WRITTEN EXERCISE — Set the lines down again exactly, first line through the line that contains "from plotly.subplots import make_subplots", with no pictures.

— start —

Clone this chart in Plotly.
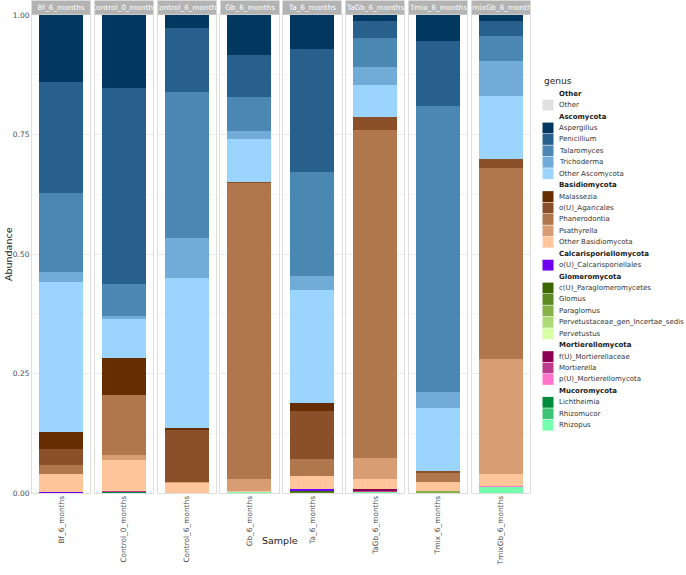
import plotly.graph_objects as go
from plotly.subplots import make_subplots

samples = ["Bf_6_months", "Control_0_months", "Control_6_months", "Gb_6_months",
           "Ta_6_months", "TaGb_6_months", "Tmix_6_months", "TmixGb_6_months"]

# legend / stack order (top of bar first)
phyla = ["Other", "Ascomycota", "Basidiomycota", "Calcarisporiellomycota",
         "Glomeromycota", "Mortierellomycota", "Mucoromycota"]
phylum_genera = {
    "Other": ["Other"],
    "Ascomycota": ["Aspergillus", "Penicillium", "Talaromyces", "Trichoderma", "Other Ascomycota"],
    "Basidiomycota": ["Malassezia", "o(U)_Agaricales", "Phanerodontia", "Psathyrella", "Other Basidiomycota"],
    "Calcarisporiellomycota": ["o(U)_Calcarisporiellales"],
    "Glomeromycota": ["c(U)_Paraglomeromycetes", "Glomus", "Paraglomus",
                      "Pervetustaceae_gen_Incertae_sedis", "Pervetustus"],
    "Mortierellomycota": ["f(U)_Mortierellaceae", "Mortierella", "p(U)_Mortierellomycota"],
    "Mucoromycota": ["Lichtheimia", "Rhizomucor", "Rhizopus"],
}

colors = {
    "Other": "#E0E0E0",
    "Aspergillus": "#02375F", "Penicillium": "#27608C", "Talaromyces": "#4B87B3",
    "Trichoderma": "#71ACD8", "Other Ascomycota": "#9BD5FF",
    "Malassezia": "#662D00", "o(U)_Agaricales": "#8B5029", "Phanerodontia": "#B0774D",
    "Psathyrella": "#D89D73", "Other Basidiomycota": "#FFC69C",
    "o(U)_Calcarisporiellales": "#7000F0",
    "c(U)_Paraglomeromycetes": "#3B6600", "Glomus": "#5D8A22", "Paraglomus": "#86B048",
    "Pervetustaceae_gen_Incertae_sedis": "#AED977", "Pervetustus": "#D7FFA2",
    "f(U)_Mortierellaceae": "#8A0052", "Mortierella": "#BD3A8C", "p(U)_Mortierellomycota": "#FF74CB",
    "Lichtheimia": "#008A3C", "Rhizomucor": "#3CC474", "Rhizopus": "#73FFAB",
}

# abundance per genus, one value per sample (order of `samples`)
Other = [0, 0, 0, 0, 0, 0, 0, 0]
Aspergillus = [0.140, 0.152, 0.027, 0.084, 0.072, 0.012, 0.055, 0.012]
Penicillium = [0.233, 0.411, 0.134, 0.088, 0.256, 0.037, 0.136, 0.031]
Talaromyces = [0.164, 0.066, 0.305, 0.070, 0.217, 0.060, 0.598, 0.054]
Trichoderma = [0.022, 0.008, 0.085, 0.017, 0.030, 0.037, 0.033, 0.072]
Other_Ascomycota = [0.314, 0.081, 0.314, 0.090, 0.237, 0.067, 0.133, 0.133]
Malassezia = [0.035, 0.076, 0.002, 0.000, 0.016, 0.000, 0.000, 0.000]
Agaricales = [0.033, 0.000, 0.109, 0.002, 0.1015, 0.028, 0.003, 0.019]
Phanerodontia = [0.019, 0.1265, 0.000, 0.620, 0.0345, 0.686, 0.020, 0.398]
Psathyrella = [0.000, 0.0105, 0.002, 0.025, 0.000, 0.044, 0.000, 0.241]
Other_Basidiomycota = [0.037, 0.065, 0.022, 0.001, 0.027, 0.021, 0.018, 0.025]
Calcarisporiellales = [0.003, 0.000, 0.000, 0.000, 0.003, 0.000, 0.000, 0.000]
Paraglomeromycetes = [0.000, 0.000, 0.000, 0.000, 0.003, 0.000, 0.000, 0.000]
Glomus = [0.000, 0.000, 0.000, 0.000, 0.002, 0.000, 0.000, 0.000]
Paraglomus = [0.000, 0.000, 0.000, 0.000, 0.000, 0.000, 0.002, 0.000]
Pervetustaceae = [0.000, 0.000, 0.000, 0.000, 0.000, 0.000, 0.002, 0.000]
Pervetustus = [0, 0, 0, 0, 0, 0, 0, 0]
Mortierellaceae = [0.000, 0.000, 0.000, 0.000, 0.000, 0.003, 0.000, 0.000]
Mortierella = [0.000, 0.001, 0.000, 0.000, 0.000, 0.001, 0.000, 0.000]
Mortierellomycota_U = [0.000, 0.000, 0.000, 0.000, 0.000, 0.000, 0.000, 0.002]
Lichtheimia = [0.000, 0.002, 0.000, 0.000, 0.001, 0.000, 0.000, 0.000]
Rhizomucor = [0.000, 0.001, 0.000, 0.000, 0.000, 0.000, 0.000, 0.000]
Rhizopus = [0.000, 0.000, 0.000, 0.003, 0.000, 0.004, 0.000, 0.013]

values = {
    "Other": Other, "Aspergillus": Aspergillus, "Penicillium": Penicillium,
    "Talaromyces": Talaromyces, "Trichoderma": Trichoderma, "Other Ascomycota": Other_Ascomycota,
    "Malassezia": Malassezia, "o(U)_Agaricales": Agaricales, "Phanerodontia": Phanerodontia,
    "Psathyrella": Psathyrella, "Other Basidiomycota": Other_Basidiomycota,
    "o(U)_Calcarisporiellales": Calcarisporiellales,
    "c(U)_Paraglomeromycetes": Paraglomeromycetes, "Glomus": Glomus, "Paraglomus": Paraglomus,
    "Pervetustaceae_gen_Incertae_sedis": Pervetustaceae, "Pervetustus": Pervetustus,
    "f(U)_Mortierellaceae": Mortierellaceae, "Mortierella": Mortierella,
    "p(U)_Mortierellomycota": Mortierellomycota_U,
    "Lichtheimia": Lichtheimia, "Rhizomucor": Rhizomucor, "Rhizopus": Rhizopus,
}

genus_order = [g for p in phyla for g in phylum_genera[p]]

W, H = 686, 575
ML, MR, MT, MB = 32, 156, 15, 82
FONT = "DejaVu Sans"

fig = make_subplots(rows=1, cols=8, shared_yaxes=True, horizontal_spacing=0.0089)

for j, s in enumerate(samples):
    for g in reversed(genus_order):
        v = values[g][j]
        fig.add_trace(go.Bar(x=[0], y=[v], width=0.9, marker_color=colors[g],
                             marker_line_width=0, showlegend=False, name=g),
                      row=1, col=j + 1)
    fig.update_xaxes(range=[-0.6, 0.6], tickvals=[0], ticktext=[s], tickangle=-90,
                     row=1, col=j + 1)

fig.update_xaxes(showgrid=False, zeroline=False, showline=True, mirror=True,
                 linecolor="#DEDEDE", linewidth=1, ticks="", ticklabelstandoff=-1,
                 automargin=False,
                 tickfont=dict(size=7.4, color="#4D4D4D", family=FONT))
fig.update_yaxes(range=[0, 1], tickvals=[0, 0.25, 0.5, 0.75, 1],
                 ticktext=["0.00", "0.25", "0.50", "0.75", "1.00"],
                 showgrid=True, gridcolor="#EBEBEB", gridwidth=1, zeroline=False,
                 minor=dict(tickvals=[0.125, 0.375, 0.625, 0.875], showgrid=True,
                            gridcolor="#F4F4F4", gridwidth=0.5),
                 showline=True, mirror=True, linecolor="#DEDEDE", linewidth=1, ticks="",
                 automargin=False,
                 tickfont=dict(size=7.5, color="#4D4D4D", family=FONT))

fig.update_layout(barmode="stack", width=W, height=H,
                  margin=dict(l=ML, r=MR, t=MT, b=MB, autoexpand=False),
                  paper_bgcolor="white", plot_bgcolor="white",
                  font=dict(family=FONT), showlegend=False, bargap=0)

def px2x(px):
    return (px - ML) / (W - ML - MR)

def px2y(py):
    return 1 - (py - MT) / (H - MT - MB)

annotations = []
# facet strips
for j, s in enumerate(samples):
    ax = fig.layout["xaxis" if j == 0 else f"xaxis{j+1}"]
    d0, d1 = ax.domain
    wpx = (d1 - d0) * (W - ML - MR)
    annotations.append(dict(x=(d0 + d1) / 2, y=1, xref="paper", yref="paper",
                            xanchor="center", yanchor="bottom", yshift=0,
                            text=s, showarrow=False, width=wpx, height=13,
                            borderpad=0, bgcolor="#B3B3B3",
                            font=dict(size=7.3, color="white", family=FONT)))

# axis titles
annotations.append(dict(x=px2x(8), y=px2y(254), xref="paper", yref="paper",
                        xanchor="center", yanchor="middle",
                        text="Abundance", textangle=-90, showarrow=False,
                        font=dict(size=9.5, color="#1A1A1A", family=FONT)))
annotations.append(dict(x=px2x(280), y=px2y(540), xref="paper", yref="paper",
                        xanchor="center", yanchor="middle",
                        text="Sample", showarrow=False,
                        font=dict(size=9.5, color="#1A1A1A", family=FONT)))

# legend (manual, ggplot-style with phylum headers)
shapes = []
annotations.append(dict(x=px2x(542), y=px2y(81), xref="paper", yref="paper",
                        xanchor="left", yanchor="middle", text="genus", showarrow=False,
                        font=dict(size=9, color="#1A1A1A", family=FONT)))
row_h = 11.43
y0 = 93.7
i = 0
for p in phyla:
    cy = y0 + i * row_h
    annotations.append(dict(x=px2x(557), y=px2y(cy), xref="paper", yref="paper",
                            xanchor="left", yanchor="middle", text=f"<b>{p}</b>",
                            showarrow=False, font=dict(size=7, color="#1A1A1A", family=FONT)))
    i += 1
    for g in phylum_genera[p]:
        cy = y0 + i * row_h
        shapes.append(dict(type="rect", xref="paper", yref="paper",
                           x0=px2x(542.5), x1=px2x(553.5),
                           y0=px2y(cy - row_h / 2 + 0.3), y1=px2y(cy + row_h / 2 - 0.3),
                           fillcolor=colors[g], line=dict(width=0)))
        annotations.append(dict(x=px2x(557), y=px2y(cy), xref="paper", yref="paper",
                                xanchor="left", yanchor="middle", text=g,
                                showarrow=False, font=dict(size=7, color="#333333", family=FONT)))
        i += 1

fig.update_layout(annotations=annotations, shapes=shapes)
fig.write_html("out.html")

— end —

RIGHT ANSWER —
Clone this chart in Plotly.
import plotly.graph_objects as go
from plotly.subplots import make_subplots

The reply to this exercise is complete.